Lillian Harshaw and I also had a meaningful conversation about the people who changed us and the impact that our recent Puerto Rican outreach project has made upon me. I am increasingly leaning into a Quaker notion or even a Fred Rogers notion of inner light that is within each and every one of us. My pen-pal relationship with Aswad Pops, an inmate on San Quentin's death row and taught me so much about the inner light that is within each of us. His beliefs about energy and the persistence of deep and rigorous love and loyalty has forever changed me. Aswad, as I grieve your loss and your spirit moves into the beyond, I celebrate the ways in which you brought this love into the world. In the risk of our relationships, we opened ourselves to the grace, presence, and life-giving spirit of love.

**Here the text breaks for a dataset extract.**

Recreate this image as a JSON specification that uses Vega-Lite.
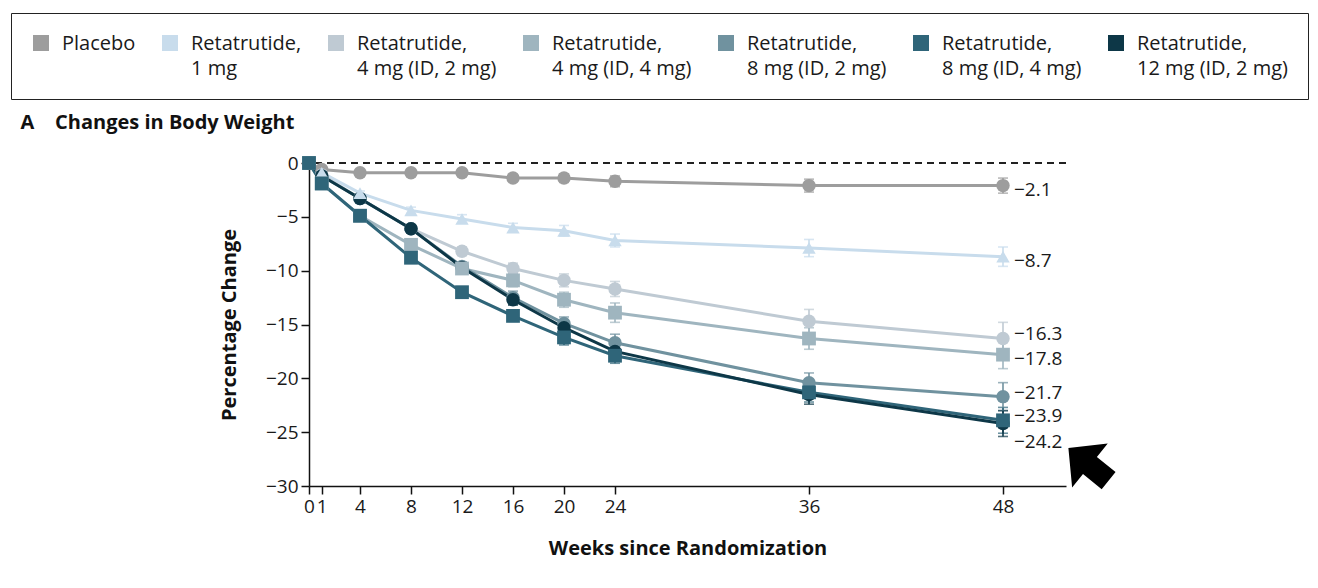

In so many of our public conversations about faith and religion, I worry that there is a sense of certainty, or I've got it right and you don't. Lillian and I moved into a dialogue about the centrality of humility and curiosity in Faith dialogue. I am fascinated by how each person brings meaning to the cultivation of moral and ethical action. I find so much beauty in humanist, agnostic, Christian, Hindu, Islamic, Sikh, animist, Confucian, and many other traditions that deepen my thinking and experience of the moral and ethical. I hope we may find the humility to approach one another as sacred, building fascinating encounters of love and curiosity.